Acts which are constitutional become unconstitutional if done in retaliation for the exercise of a constitutionally protected right. See DeWalt v. Carter, 224 F.3d 607, 618 (7th Cir. 1999)(citations omitted). "This is so even if the adverse action does not independently violate the Constitution." Filing grievances is a protected First Amendment activity. Johnson v. Stovall, 233 F.3d 486, 489 (7th Cir. 2000); Babcock v. White, 102 F.3d 267, 275 (7th Cir. 1996). Therefore, the purported demotions and the false disciplinary reports, though not implicating Constitutionally-protected interests by themselves, are actionable under the Constitution if done in retaliation for the plaintiff's grievance against Sinkhorn.
If Sinkhorn is believed, he did not even know about the plaintiff's grievance until this lawsuit was filed. (Sinkhorn Aff. ¶ 4). However, the grievance itself, viewed in the light most favorable to the plaintiff, arguably gives rise to an inference that Sinkhorn did know. The grievance response shows that another food supervisor (Tribbett) was contacted about the grievance, and that the grievance was forwarded to Tanner (food service manager), who, according to the plaintiff, shared an office with Battin (another food supervisor). The plaintiff maintains that "it is the normal and standard procedure for the Grievance Officer to investigate and examine the complained of staff member through actually [sic] face to face contact." He also avers that "dietary supervisors routinely gather in the employee dining areas prior to their work shift." (Plaintiff's Aff. ¶ 26-27). On the present record, the Court cannot rule out an inference that Sinkhorn was made aware of the grievance by Tanner, Battin, Tribbett and/or the grievance officer. There are no affidavits from these individuals, nor does Sinkhorn's affidavit address his alleged interactions with the plaintiff before July 27th. Also, the fate of Sinkhorn's disciplinary ticket, coupled with his affidavit professing its non-existence, also raises questions about Sinkhorn's credibility.*fn4 On this record, whether Sinkhorn knew about the plaintiff's grievance is sufficiently disputed to survive summary judgment.
Whether the retaliation claim against defendant Boesdorfer survives summary judgment is a closer question. Boesdorfer avers that he issued a disciplinary ticket against the plaintiff because the plaintiff approached him in an aggressive manner (the plaintiff disputes this). Boesdorfer further avers that he did not know about the plaintiff's grievance against Sinkhorn when he wrote the ticket, did not communicate with Sinkhorn regarding issuing a disciplinary ticket against the plaintiff, and that Sinkhorn did not influence his decision to issue the disciplinary ticket. (d/e 26, Affidavit of Defendant Boesdorfer, Exhibit 2).
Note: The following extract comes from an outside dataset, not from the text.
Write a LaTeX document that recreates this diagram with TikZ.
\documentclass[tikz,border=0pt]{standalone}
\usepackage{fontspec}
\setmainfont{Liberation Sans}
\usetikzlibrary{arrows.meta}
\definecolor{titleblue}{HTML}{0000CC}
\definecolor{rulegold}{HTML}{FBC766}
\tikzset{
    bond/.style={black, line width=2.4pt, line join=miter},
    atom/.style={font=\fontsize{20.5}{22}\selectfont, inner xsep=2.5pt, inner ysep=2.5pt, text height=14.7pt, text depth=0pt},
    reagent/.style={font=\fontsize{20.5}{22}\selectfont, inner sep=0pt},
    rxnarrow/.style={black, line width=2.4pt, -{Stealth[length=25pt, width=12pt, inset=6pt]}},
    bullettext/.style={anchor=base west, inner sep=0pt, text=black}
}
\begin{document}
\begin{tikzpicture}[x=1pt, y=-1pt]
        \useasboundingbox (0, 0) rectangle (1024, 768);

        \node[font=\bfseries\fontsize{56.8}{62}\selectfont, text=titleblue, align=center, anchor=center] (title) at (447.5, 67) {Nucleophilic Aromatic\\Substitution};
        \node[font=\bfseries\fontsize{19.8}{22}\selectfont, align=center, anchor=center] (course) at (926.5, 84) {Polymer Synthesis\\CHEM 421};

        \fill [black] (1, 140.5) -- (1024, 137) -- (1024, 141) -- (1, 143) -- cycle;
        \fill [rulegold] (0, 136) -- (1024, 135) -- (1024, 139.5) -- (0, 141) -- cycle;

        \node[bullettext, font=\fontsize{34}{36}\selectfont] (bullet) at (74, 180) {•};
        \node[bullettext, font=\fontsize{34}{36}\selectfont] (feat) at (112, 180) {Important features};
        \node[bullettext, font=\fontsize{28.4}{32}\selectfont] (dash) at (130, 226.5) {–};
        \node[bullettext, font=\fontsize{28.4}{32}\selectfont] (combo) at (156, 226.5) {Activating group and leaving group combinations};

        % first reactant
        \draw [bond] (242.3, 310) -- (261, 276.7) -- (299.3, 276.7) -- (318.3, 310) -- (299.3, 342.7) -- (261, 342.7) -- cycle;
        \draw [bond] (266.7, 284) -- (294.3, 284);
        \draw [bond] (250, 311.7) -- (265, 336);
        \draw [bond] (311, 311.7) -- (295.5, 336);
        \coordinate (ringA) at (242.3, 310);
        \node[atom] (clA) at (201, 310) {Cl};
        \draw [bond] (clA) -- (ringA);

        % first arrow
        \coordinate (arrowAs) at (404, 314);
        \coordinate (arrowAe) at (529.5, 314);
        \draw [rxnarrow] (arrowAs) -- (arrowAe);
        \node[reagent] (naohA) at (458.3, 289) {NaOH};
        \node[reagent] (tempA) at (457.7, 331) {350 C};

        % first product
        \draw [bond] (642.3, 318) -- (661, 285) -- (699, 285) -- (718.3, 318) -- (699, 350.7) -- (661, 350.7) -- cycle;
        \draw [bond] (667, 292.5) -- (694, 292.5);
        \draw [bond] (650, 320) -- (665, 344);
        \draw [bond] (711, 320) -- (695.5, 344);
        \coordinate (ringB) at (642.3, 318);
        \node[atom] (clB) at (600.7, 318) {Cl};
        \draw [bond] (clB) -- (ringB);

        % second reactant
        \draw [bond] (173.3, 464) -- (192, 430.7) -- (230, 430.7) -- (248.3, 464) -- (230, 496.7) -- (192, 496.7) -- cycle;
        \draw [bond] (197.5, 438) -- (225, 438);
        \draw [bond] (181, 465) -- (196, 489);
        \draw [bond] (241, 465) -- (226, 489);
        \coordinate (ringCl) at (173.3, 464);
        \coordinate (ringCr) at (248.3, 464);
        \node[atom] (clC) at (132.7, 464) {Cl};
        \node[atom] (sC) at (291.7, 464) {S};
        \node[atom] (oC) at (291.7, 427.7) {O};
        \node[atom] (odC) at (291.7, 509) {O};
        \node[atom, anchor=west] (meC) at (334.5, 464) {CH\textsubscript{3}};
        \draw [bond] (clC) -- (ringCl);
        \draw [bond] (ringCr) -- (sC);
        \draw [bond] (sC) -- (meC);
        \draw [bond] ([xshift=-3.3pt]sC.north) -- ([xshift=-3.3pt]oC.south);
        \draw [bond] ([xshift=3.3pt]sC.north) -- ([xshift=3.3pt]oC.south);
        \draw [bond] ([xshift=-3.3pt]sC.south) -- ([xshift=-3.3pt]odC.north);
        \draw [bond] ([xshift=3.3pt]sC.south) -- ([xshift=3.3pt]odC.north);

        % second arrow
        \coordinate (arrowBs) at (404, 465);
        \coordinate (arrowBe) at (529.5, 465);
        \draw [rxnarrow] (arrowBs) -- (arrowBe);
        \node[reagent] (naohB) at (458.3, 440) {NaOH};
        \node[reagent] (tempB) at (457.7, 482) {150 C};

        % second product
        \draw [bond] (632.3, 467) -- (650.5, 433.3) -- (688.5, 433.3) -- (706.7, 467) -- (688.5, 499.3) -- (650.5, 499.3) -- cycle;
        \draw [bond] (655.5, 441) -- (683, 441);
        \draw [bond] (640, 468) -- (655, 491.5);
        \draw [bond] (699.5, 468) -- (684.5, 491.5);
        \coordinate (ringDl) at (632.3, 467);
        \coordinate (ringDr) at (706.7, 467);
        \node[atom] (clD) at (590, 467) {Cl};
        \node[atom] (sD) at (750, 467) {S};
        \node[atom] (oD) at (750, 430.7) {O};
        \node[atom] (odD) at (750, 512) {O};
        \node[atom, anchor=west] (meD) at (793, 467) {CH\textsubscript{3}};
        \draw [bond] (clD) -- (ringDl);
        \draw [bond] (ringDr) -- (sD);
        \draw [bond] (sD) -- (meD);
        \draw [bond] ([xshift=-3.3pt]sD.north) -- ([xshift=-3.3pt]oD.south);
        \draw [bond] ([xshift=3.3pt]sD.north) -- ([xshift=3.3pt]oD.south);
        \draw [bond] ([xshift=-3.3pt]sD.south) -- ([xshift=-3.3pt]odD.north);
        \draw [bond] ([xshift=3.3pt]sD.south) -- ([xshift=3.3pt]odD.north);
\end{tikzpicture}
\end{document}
The plaintiff admits that he is "without personal knowledge or information sufficient to form a belief as to" whether Boesdorfer was aware of the plaintiff's grievance against Sinkhorn when Boesdorfer wrote the July 27th ticket against the plaintiff. (d/e 36, p.2, ¶ 9). The plaintiff argues, however, that Boesdorfer and Sinkhorn did communicate about the disciplinary reports before writing them. He asserts this inference arises from the disciplinary reports themselves, and puts both defendants' credibility in issue.
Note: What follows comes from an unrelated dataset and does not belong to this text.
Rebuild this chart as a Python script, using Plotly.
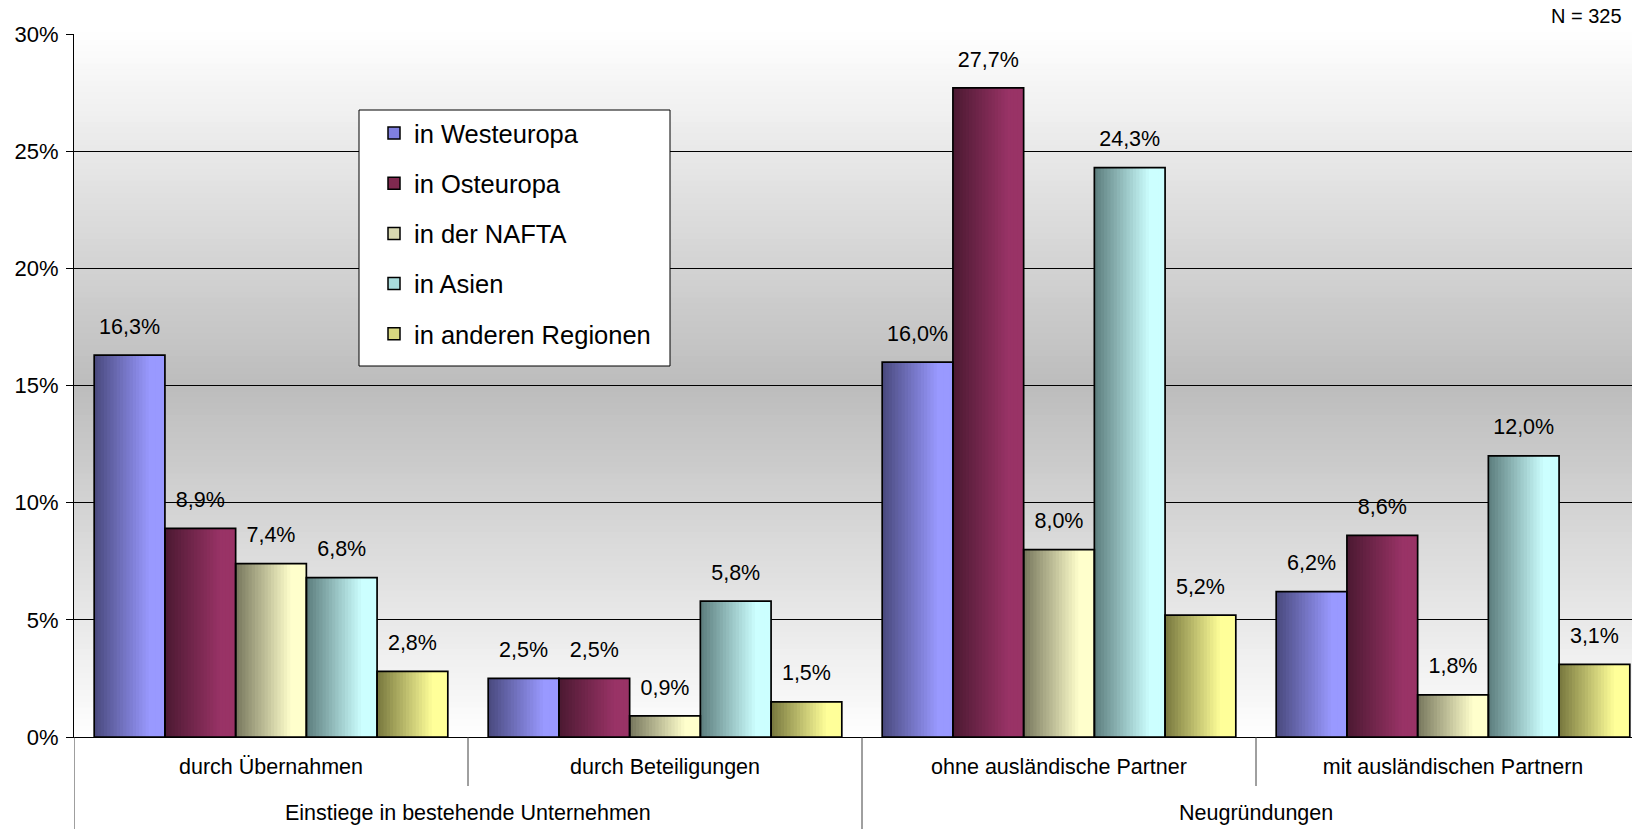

The court cannot conclude with certainty that Boesdorfer did not know about the plaintiff's grievance, or that Boesdorfer's disciplinary ticket was not motivated by retaliation for the plaintiff's grievance against Sinkhorn. It seems that the question turns on credibility, at least on the present record. A reasonable inference arises from the disciplinary tickets that Boesdorfer and Sinkhorn did communicate about their disciplinary tickets before writing them: they witnessed the same incident; their disciplinary tickets describe the same incident and refer to each other; and, the disciplinary tickets were written within an hour of each other. The plaintiff also avers that Boesdorfer's ticket was false. The plaintiff maintains he did not approach Boesdorfer aggressively or threaten he was going to "get their asses." The court must credit the plaintiff's version on summary judgment. All this, coupled with the unexplained disappearance of Sinkhorn's ticket, is enough from which to infer that Boesdorfer may have been a part of a plan by Sinkhorn to retaliate against the plaintiff for his grievance.
IT IS THEREFORE ORDERED THAT:
1) The defendants' motion for summary judgment is denied (d/e 25).
2) A final pretrial conference is scheduled for March 6, 2007, at 1:30 p.m., by personal appearance. The parties are directed to confer and submit the proposed final pretrial order by February 26, 2007. See Appendix 2 to Local Rules for a sample form. www.ilcd.uscourts.gov/local rules
3) The proposed final pretrial order must include the names of all witnesses to be called, including: (1) the name, prison number, and place of incarceration for each inmate to be called as a witness; (2) an indication of which IDOC employee-witnesses will appear by video conference; and (3) the names and addresses of any witnesses who are not incarcerated for whom a party seeks a trial subpoena. The party must provide the witness fee and mileage fee to subpoenaed witnesses and is responsible for timely requesting and serving all trial subpoenas. Fed. R. Civ. P. 45.
4) A jury trial is scheduled for April 19, 2007, at 9:00 a.m. at the U.S. Courthouse, 201 S. Vine St., Urbana, Illinois, by personal appearance. Inmates of the Illinois Department of Corrections who are not parties to this case shall appear by video conference. IDOC employees who are not parties may appear by video conference.
Entered this 24th day of August, 2006.